Rob Henken is the president of the Wisconsin Policy Forum and he discusses each finding.
1. Shift to online shopping helps taxpayers but not state budget.
“While those same sale taxes are being collected [online], there’s a provision in state law that essentially says certain online purchases made from out-of-state retailers, the sales tax collections from those purchases need to be used to reduce income taxes for Wisconsin residents,” he says. “While other states were able to make up some of their overall loss of sales tax revenue by simply collecting those taxes on online purchases, state of Wisconsin has not been able to do so.”
2. Wisconsin’s police spending has increased as a share of municipal spending.

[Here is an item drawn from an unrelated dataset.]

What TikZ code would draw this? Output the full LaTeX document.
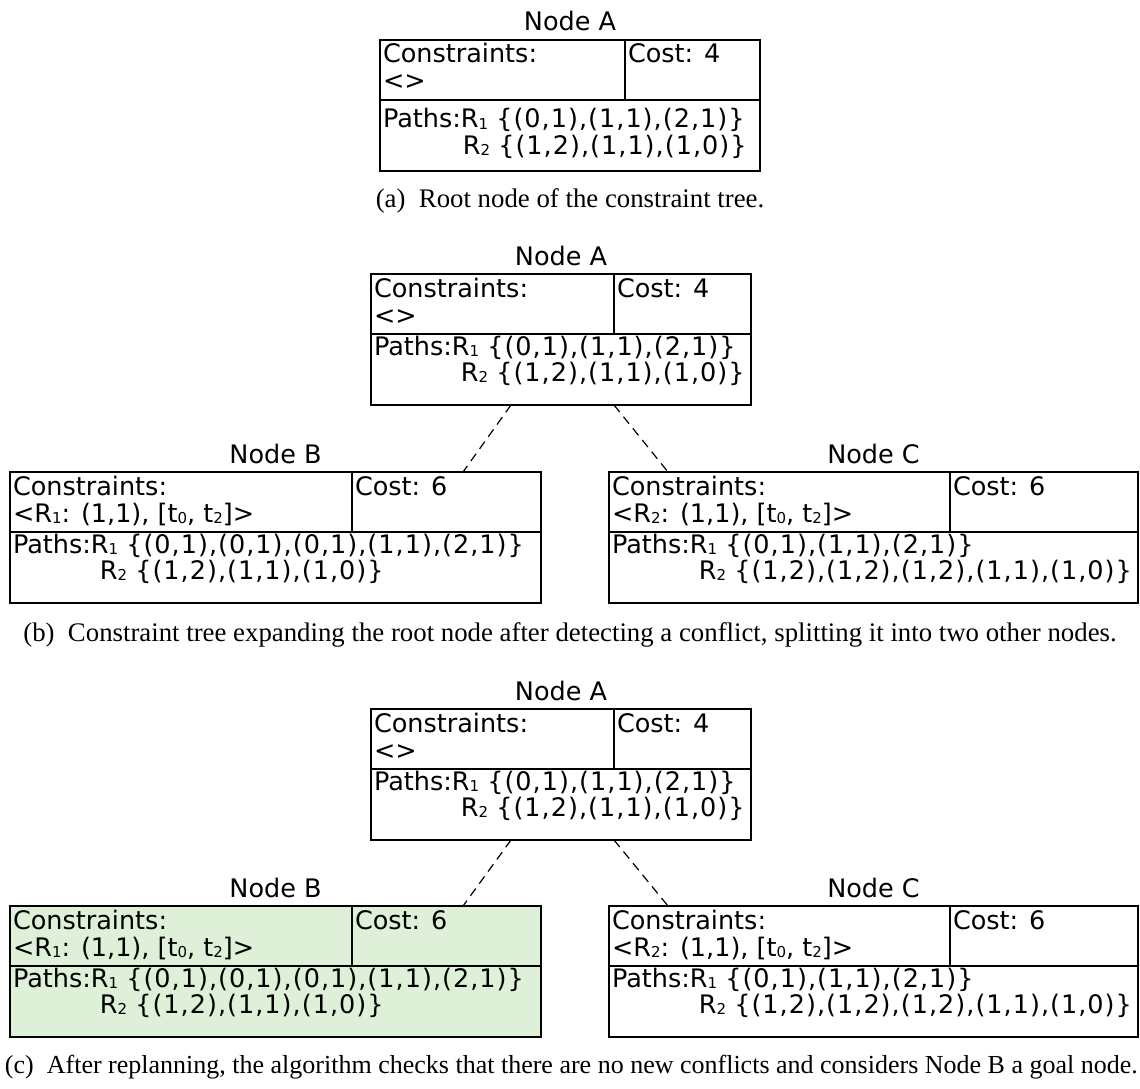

“On a per capita basis, Wisconsin municipalities are now spending about $219 per capita as of 2018, and that’s about a $74 increase from the amount spent in 1986 and it’s about a 30% increase when accounting for inflation,” he says. “We can’t say this increase as a share of total spending has led to more police officers being on the street, in fact, indications are in the large cities that’s not the case.”
3. Wisconsin’s gap between teachers and students of color is growing.
“The good news is that we saw an increase in teachers of color over the 2009 to 2019 timeframe. The bad news is that the increase in students of color far eclipsed that increase, so the gap between teachers and students actually grew,” he says. “30.7% of the public school district population is students of color and only about 5.6% of the teacher population is comprised of teachers of color.”
4. Wisconsin allocates fewer state dollars to arts and culture than any other state.
“What was surprising for us, when we dug deep was the fact that when you look at state dollars provided to support the arts and culture sector, that Wisconsin is actually dead last,” he says.
5. Wisconsin’s support for public higher education has plummeted when compared to the rest of the nation.
“Since the year 2000, Wisconsin’s per student revenues from taxes and tuition at its public universities and technical colleges has fallen from 10% above the U.S. average to about 9.2% below that average,” he says.